1. Why didn’t IBM have a stand? That seems incredible to me. They’ve had them at the last few fairs run by Virtual Worlds.

2. Did IBM know about the RRR/LL partnership with “Immersive Spaces” or did they find out about it when everyone else did? You seem to be declaring them an “alpha” tester “after the fact”.

3. I find it interesting that RRR’s project stresses “firewall” and “protection of corporate data, privacy, experiment” and does NOT stress “interoperability. The word “interoperability” does not occur in any of their literature.

4. And that’s a good thing.

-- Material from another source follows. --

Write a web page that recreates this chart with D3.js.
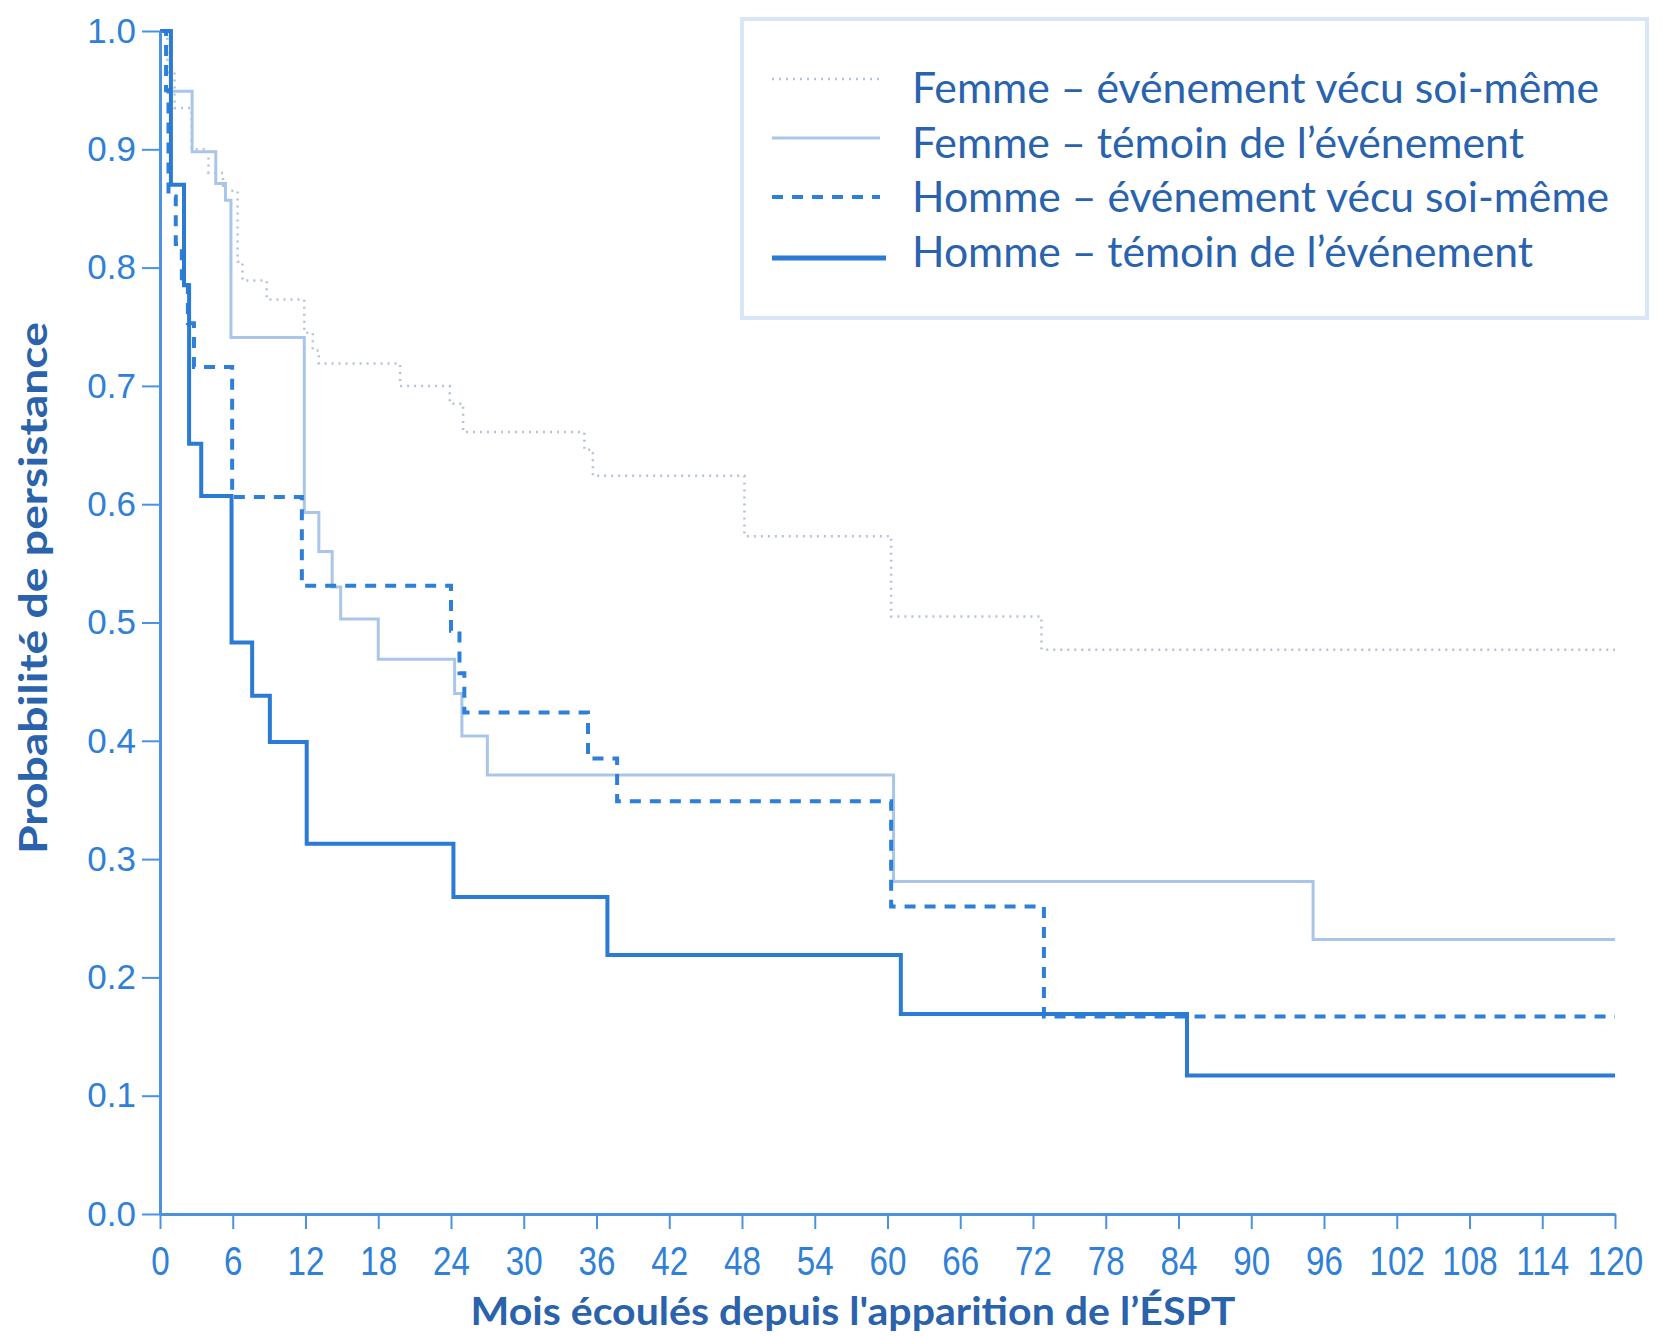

What I find destructive about the whole IBM/Architectural Working Group caper is that IBM triumphantly gets a firewalled sim arrangement *for itself* where *it* can protect its own data, IP, privacy, experience, and the rest of us chickens have to make do not only with the open wilds of SL, which has its advantages, but also have to watch as IBM (Zha Ewry/David Levine) busies itself undoing our IP protection and land/current/content value by trying to make interoperability with OpenSim, which is defiantly a project of copyleftism with no built-in implementation of IP protection inworld (except as a module add-on, but it’s not an integrated philosophy.

5. We are treated to endless lectures about “the analogue hole” and the “impossibility” of protecting content except…obviously RRR *does* protect content and experience with a *firewall solution*. As does IBM! So I’d like to hear: why isn’t what’s good for the goose, good for the gander?

6. Aside from all that, it doesn’t seem as if IBM is actually getting anywhere fast with the interop project, but I wonder how you square this circle of, shall we say, incompatibility: ordinary people get to have their content swiped; corporations get to hide theirs securely behind a firewall; those corporations also busily work at undermining such IP protections as the non-firewalled world has.